The keyword of this chapter is “critique.” The inquiry takes as its reference point Judith Butler’s 2000 Raymond Williams lecture, “What is Critique? An Essay on Foucault’s Virtue,” and the fact of Butler’s return to and repetition of Michel Foucault’s question in his own 1978 lecture “What is Critique?” to suggest that the importance of returning to the question, that is to say, to the institution of that question, is in itself part of critique. The repetition of the question leads us on the trail of a muse: the imago of a movement—slight, divergent—gentle turning or gentle indocility, linked across time, to humanity’s emancipation from immaturity, exemplifying, more than a method or a field, an attitude: the critical attitude.

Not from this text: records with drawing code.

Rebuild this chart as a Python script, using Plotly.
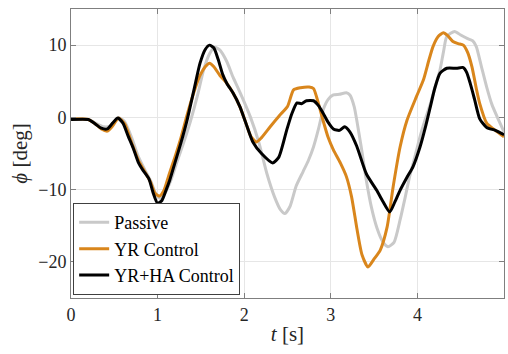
import plotly.graph_objects as go

# ---- data ----
t_passive = [0, 0.2, 0.3, 0.38, 0.45, 0.5, 0.56, 0.62, 0.7, 0.78, 0.85, 0.92, 0.98, 1.03, 1.08,
             1.15, 1.22, 1.3, 1.38, 1.46, 1.53, 1.6, 1.66, 1.72, 1.8, 1.87, 1.95, 2.07, 2.17,
             2.26, 2.35, 2.42, 2.47, 2.53, 2.6, 2.68, 2.74, 2.8, 2.86, 2.91, 2.97, 3.03, 3.1,
             3.18, 3.22, 3.27, 3.3, 3.35, 3.41, 3.47, 3.53, 3.6, 3.66, 3.73, 3.8, 3.86, 3.91,
             3.97, 4.03, 4.09, 4.15, 4.2, 4.26, 4.3, 4.34, 4.43, 4.5, 4.58, 4.64, 4.68, 4.74,
             4.8, 4.86, 4.92, 5.0]
phi_passive = [-0.3, -0.3, -0.9, -1.3, -1.2, -0.6, -0.1, -0.6, -2.8, -5.5, -7.2, -8.8, -10.6,
               -11.2, -10.6, -8.8, -6.3, -3.5, -0.5, 3.0, 6.5, 8.8, 9.7, 9.3, 7.7, 5.6, 3.5,
               0.1, -3.5, -7.7, -11.0, -12.8, -13.3, -12.3, -9.5, -7.5, -6.0, -4.1, -1.5, 1.0,
               2.5, 3.1, 3.2, 3.4, 3.1, 1.5, -0.4, -4.0, -8.7, -12.5, -15.2, -17.2, -17.9,
               -17.3, -14.2, -11.0, -8.2, -5.5, -2.7, -0.3, 1.9, 4.0, 6.5, 9.0, 11.2, 11.9,
               11.4, 10.9, 10.6, 9.8, 7.0, 4.2, 1.8, 0.1, -2.0]

t_yr = [0, 0.2, 0.28, 0.35, 0.42, 0.48, 0.55, 0.62, 0.7, 0.78, 0.85, 0.92, 0.97, 1.02, 1.07,
        1.13, 1.2, 1.27, 1.34, 1.42, 1.49, 1.55, 1.6, 1.65, 1.72, 1.8, 1.87, 1.95, 2.02, 2.08,
        2.14, 2.2, 2.3, 2.41, 2.5, 2.57, 2.65, 2.75, 2.8, 2.86, 2.91, 2.97, 3.03, 3.11, 3.18,
        3.24, 3.3, 3.36, 3.43, 3.5, 3.57, 3.65, 3.72, 3.8, 3.88, 3.99, 4.07, 4.13, 4.18, 4.24,
        4.3, 4.35, 4.41, 4.47, 4.53, 4.58, 4.63, 4.68, 4.72, 4.8, 4.9, 5.0]
phi_yr = [-0.2, -0.3, -0.9, -1.6, -1.9, -1.2, -0.1, -0.9, -3.5, -6.0, -7.5, -9.0, -10.5, -10.9,
          -10.2, -8.0, -5.5, -2.8, 0.3, 3.5, 5.8, 7.0, 7.5, 7.0, 5.8, 4.7, 3.4, 1.5, -0.8, -2.7,
          -3.4, -2.8, -1.3, 0.3, 1.5, 3.8, 4.1, 4.2, 4.0, 1.8, -0.4, -2.8, -4.5, -6.3, -8.2,
          -11.0, -15.3, -19.0, -20.7, -19.6, -18.4, -15.2, -9.6, -4.1, -0.4, 2.9, 5.2, 7.8, 9.8,
          11.2, 11.7, 11.3, 10.5, 10.2, 10.0, 9.0, 7.0, 4.0, 1.9, -0.8, -1.8, -2.7]

t_yrha = [0, 0.2, 0.28, 0.35, 0.42, 0.48, 0.54, 0.6, 0.66, 0.72, 0.78, 0.83, 0.9, 0.95, 1.0,
          1.05, 1.1, 1.14, 1.2, 1.27, 1.34, 1.42, 1.49, 1.55, 1.6, 1.65, 1.7, 1.75, 1.8, 1.87,
          1.95, 2.02, 2.1, 2.2, 2.33, 2.4, 2.49, 2.55, 2.61, 2.66, 2.72, 2.8, 2.86, 2.91, 2.97,
          3.03, 3.1, 3.16, 3.22, 3.3, 3.41, 3.53, 3.6, 3.68, 3.74, 3.8, 3.88, 3.95, 4.03, 4.1,
          4.15, 4.2, 4.26, 4.34, 4.45, 4.53, 4.57, 4.61, 4.66, 4.72, 4.8, 4.9, 5.0]
phi_yrha = [-0.3, -0.3, -0.9, -1.5, -1.6, -0.8, -0.1, -0.8, -2.6, -4.3, -6.3, -7.3, -8.5, -10.5,
            -11.9, -11.5, -10.0, -8.7, -6.3, -3.5, -0.4, 3.8, 7.5, 9.4, 10.0, 9.6, 8.0, 6.0, 4.7,
            3.4, 1.5, -0.8, -3.4, -5.0, -6.3, -5.5, -1.8, 0.5, 2.0, 1.9, 2.3, 2.3, 1.6, 0.6,
            -0.7, -1.6, -1.8, -1.3, -2.0, -4.0, -7.8, -10.1, -11.6, -13.1, -11.7, -10.1, -8.3,
            -6.8, -4.1, -1.0, 1.5, 4.0, 6.1, 6.8, 6.8, 6.9, 6.2, 4.7, 2.5, -0.2, -1.4, -1.8, -2.4]

series_names = ["Passive", "YR Control", "YR+HA Control"]
series_colors = ["#c9c9c9", "#d9861c", "#000000"]
x_ticks = [0, 1, 2, 3, 4, 5]
y_ticks = [-20, -10, 0, 10]

FONT = "Liberation Serif"

fig = go.Figure()
for name, tt, yy, col in zip(series_names,
                             [t_passive, t_yr, t_yrha],
                             [phi_passive, phi_yr, phi_yrha],
                             series_colors):
    fig.add_trace(go.Scatter(x=tt, y=yy, mode="lines", name=name,
                             line=dict(color=col, width=3, shape="spline", smoothing=0.6)))

fig.update_layout(
    width=508, height=354,
    margin=dict(l=71, r=4, t=9, b=56),
    paper_bgcolor="white", plot_bgcolor="white",
    legend=dict(x=0.005, y=0.01, xanchor="left", yanchor="bottom",
                bgcolor="white", bordercolor="#404040", borderwidth=1,
                font=dict(family=FONT, size=18, color="#000000")),
    xaxis=dict(range=[0, 5], tickvals=x_ticks,
               tickfont=dict(family=FONT, size=18, color="#262626"),
               title=dict(text="<i>t</i> [s]", font=dict(family=FONT, size=21, color="#262626"),
                          standoff=2),
               showline=True, mirror="ticks", linecolor="#7f7f7f",
               ticks="inside", ticklen=5, tickcolor="#7f7f7f",
               gridcolor="#e6e6e6", zeroline=False),
    yaxis=dict(range=[-25, 15], tickvals=y_ticks,
               tickfont=dict(family=FONT, size=18, color="#262626"),
               title=dict(text="<i>ϕ</i> [deg]", font=dict(family=FONT, size=21, color="#262626"),
                          standoff=4),
               showline=True, mirror="ticks", linecolor="#7f7f7f",
               ticks="inside", ticklen=5, tickcolor="#7f7f7f",
               gridcolor="#e6e6e6", zeroline=False),
)

fig.write_html("out.html")
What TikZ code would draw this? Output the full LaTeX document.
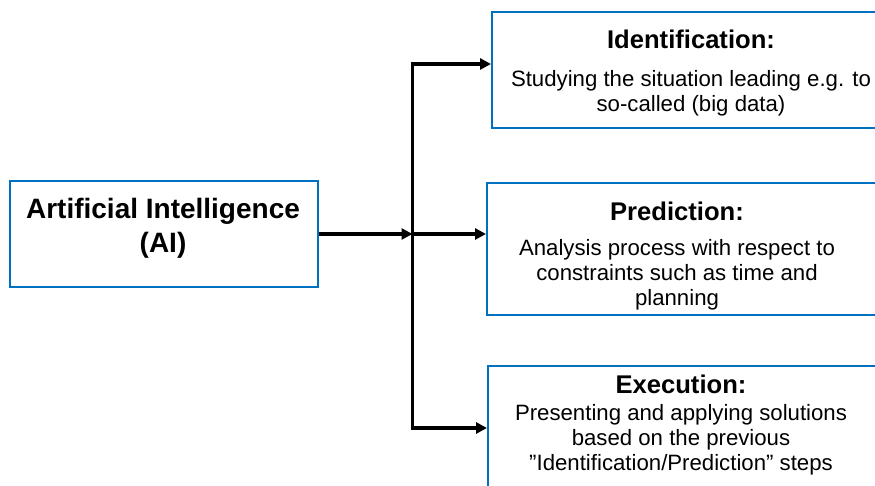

The three types of indocility of the title refer to Foucault, Theodor W. Adorno, and Walter Benjamin. They are discussed here to show that the critical attitude is associated with the capacity to connect the particular—single text or event—to a larger pattern. This capacity to connect determines the transition from criticism, understood in its basic meaning as fault-finding, to critique, a transition which, as discussed in this chapter, requires, among other things, a defamiliarization or distancing from the present perceived as weakness especially in the ways in which it suppresses life. By chapter’s end, we shall see that today proponents of non-anthropocentric ontologies like Bruno Latour, who has wielded significant influence in literary studies and in propelling the debate on postcritique, are on the trail of the muse followed in this chapter, wondering where the critical attitude is and asking about ways of recovering it.

Reflective indocility

When did literary criticism become critique? In a lecture entitled “What is Critique?,” originally delivered in May 1978, Michel Foucault dwells on the desire and the impossibility that simultaneously surround the question. The author of The Archeology of Knowledge (L’archéologie du savoir, 1969) uses the term “critique” to recall a noble philosophical tradition that bears the indelible stamp of his great precursor, Immanuel Kant, and the loftiness of his enterprise. At the start of the lecture Foucault explains that his admiration for the master prevents him from repeating the title of Kant’s essay, “What is Enlightenment?” (Was ist Aufklärung?), which is the title that he had wanted to use. In that essay, the precursor depicts a humanity kept in a state of immaturity, by the law, by knowledge, by religion.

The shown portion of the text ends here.